I’m sure he thought a while how to encourage me and teach me a valuable lesson without further discouraging me after sending me to my room without really understanding why. But I remember him sitting on my bed and said something profound. He asked me how much my friends were getting. I told him. His eyes widened at first and then said, “What if I told you you could make 10 times that much on your own?” So we discussed how as young as I am could do something I enjoy and get paid for it. Through trying several things for weeks we decided on lawn mowing.
I took all my money I received for my birthday and bought some equipment with it all on my own. I bought my first lawnmower for $25 at a “Friends & Family Sale” at Jefferson Ward where my aunt worked, along with an electric weed-whacker, extension cord and gas can. The following spring Dad taught me everything I needed to know about mowing lawns, trimming bushes and so on, making attention to detail a top priority. I mowed both my grandparents lawns as well. The more responsibilities I had, the more I liked it. The neighbor next door asked me to mow his 3/4 acre property. Before I knew it there were people pulling their cars over asking for my business. By age 11 I was making roughly $500 a week.

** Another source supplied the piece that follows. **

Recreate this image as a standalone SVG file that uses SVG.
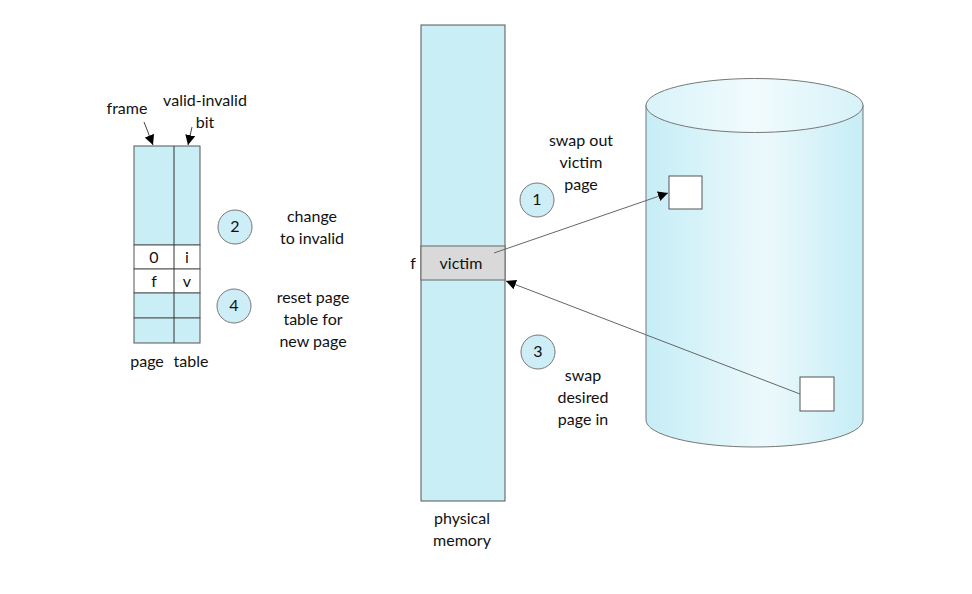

For a while I had saved every penny I earned and stashed it away under my bed. One night I gathered it all up and dumped it all over Dad as he laid down for bed. He was beyond right, way more than he could ever give me. What he gave me in good advice was priceless. I enjoyed it and many times we did it together, always helping me when I needed it. I had the tiny business until I was 19 before going to college out of state.
Are these lessons lost?
Today, kids don’t have that drive and motivation to do anything except play video games and get to the next level. Dad used to work on cars, replace engines, and race. What will become of this and the next generation; will they survive? Part of the problem is that many of our laws are killing this country and against incentivizing youth to work, explore, make money, learn about finances, and be productive. I couldn’t have imagined someone calling the police on me for using a lawnmower or selling lemonade for $.50 a cup.
I understand that the world in which we lived in as kids has changed dramatically. Fentanyl and angel dust put in Halloween candy, sex trafficking, and a myriad of other adult dangers they need to beware of. It’s not the same world that I grew up in and sadly probably will never experience again.
But those things that dad saved brought to mind memories of better days, happier times, when life was simple as a 10 year old can understand. Pop Warner Football, Little League, and Cub Scouts were places us boys first understood respect, teamwork, ingenuity, winning, and not getting trophies for participating. We had to try out for positions, and many were not selected, only to provoke them to work harder next year. Yes, girls played in Little League and even Pop Warner, but kids knew there was a physical difference.
Fathers and mothers — tell stories to your children and grandchildren of these happier times. Not only teach them skills and trades; but preserve history, culture, and where they came from. Since my grandfather died so young, he never had the opportunity to pass along skills: how to make dandelion wine, speak Italian, or fix furniture like his brother, Ralph. Hope for the future does so much to warm the soul and motivate youth to strive forward. Understanding our past can help us to live in the present and be better equipped for our future. Precious lessons from those we love who can never be replaced.